柳家権太楼の「百年目」上2023/10/09 06:27

 権太楼、黒紋付だが、羽織の赤い紐が目立った。 「人を使うは苦を使う」という。 大企業の社長も一人でやれるわけでない。 昔の大店、何代も続いた店は、奉公人が二十、五十、百人、番頭も五番までいて、通い番頭もいる。 頭取番頭、一番番頭は子飼い、店ででんと構えている。 叱言の絶え間がないので、店の者がピリピリしている。 貞吉、鼻の穴に火箸を入れて、チンチン鳴らすんじゃない。 紙で拭きなさい、お前の鼻じゃなくて、火箸の先だ。 芳どん! 紙縒り(コヨリ)作ってます、百本。 いま何本だ? 九十六本、あと九十六本。 朝からそこへ座って四本かい。 後ろに何を隠した? 馬かい、コヨリで馬を作って。 これは角が生えてるから鹿、馬と鹿を間違えれば、馬鹿。 余計なことを言うな。 何で手紙を小僧に出させようとするんだ、自分で出せ。 梅どん、笑うんなら、アハハと笑え、フンと笑うな。 松どん、店先で本を読むな、通る人に暇な店だと思われる。 鉄どん、懐から出しな。 「オチビト」か。 「オチュウド」です。 何だ? 清元の本、『お軽勘平道行』。 はばかりで、豚が喘息患ったような声を出しているのは、お前か。 修業中に、習い事なんかするんじゃない。 破りなさい。
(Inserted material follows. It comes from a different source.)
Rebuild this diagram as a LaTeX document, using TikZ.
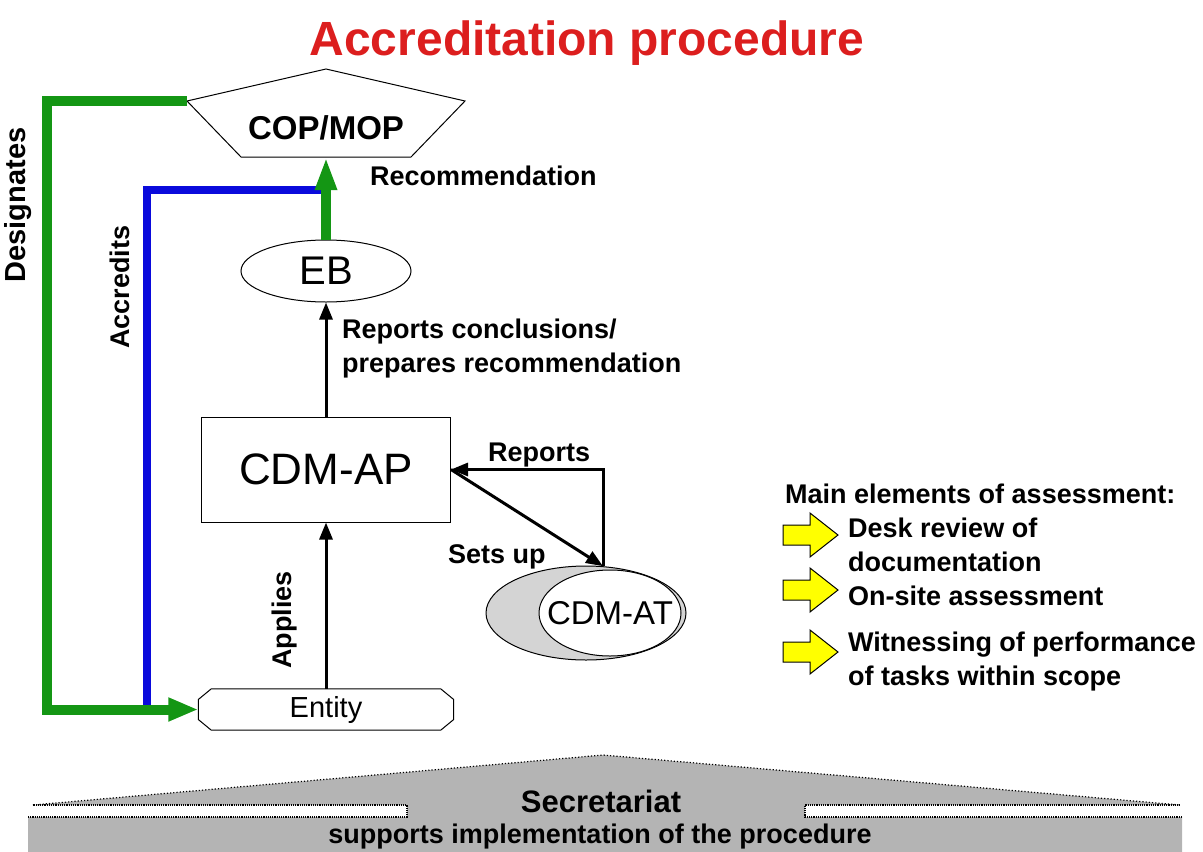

 藤三郎さん。 おいでなすったか。 叱言を言われたいのかい。 エッ、何でしょう。 居直りましたね。 帰りが遅い、一昨日の晩は、どこへ行きましたか。 お湯屋に。 寒い晩で、私は二度はばかりに行った。 表に、俥がスーーッと止まり、女の人の声がした。 ザクザク、妙な足音がして、五月雨のようなくぐり戸を叩く音、開けたのは貞吉だろ「シィーーッ」と、帰って来たのは、お前さんでしたね。 大宮さんの番頭さんとのお付き合いで、謡の会がございまして。 あんな晩くまで。 その後、ワッと陽気にと誘われまして。 どこへ。 お茶屋へ。 お茶葉を売っている店で、ワッと陽気に? 番頭さんも人が悪い、芸者、幇間のいるお茶屋で。 私はそういうところに行ったことがない。 ゲイシャっていうのは、夏着るシャか、冬着るシャか、タイコモチっていうのは、焼いて食うのか、煮て食うのか? 私は、来年別家をします。 すると店の鍵を誰が預かる、あなたでしょう。 身分、立居振舞を考えて、店を大切にしてもらわなければ困る。 わかってくれればいい、もう行ってもいいよ。 立ちたいけれど、足がしびれて立てない。

 真っ赤になってプリプリ怒っていた番頭は、番町の方の屋敷の仕事に行ってきます、棚の整理をしておいて下さい、と出かける。 半丁も行ったところで、扇子を半開きにし、真っ赤な羽織を斜めにかけた、一目でそれとわかる幇間。 大将、ここですよ、私はここです。 馬鹿、お前ぐらい気の利かない芸人はないな。 なんで店の前を、うろちょろするんだ。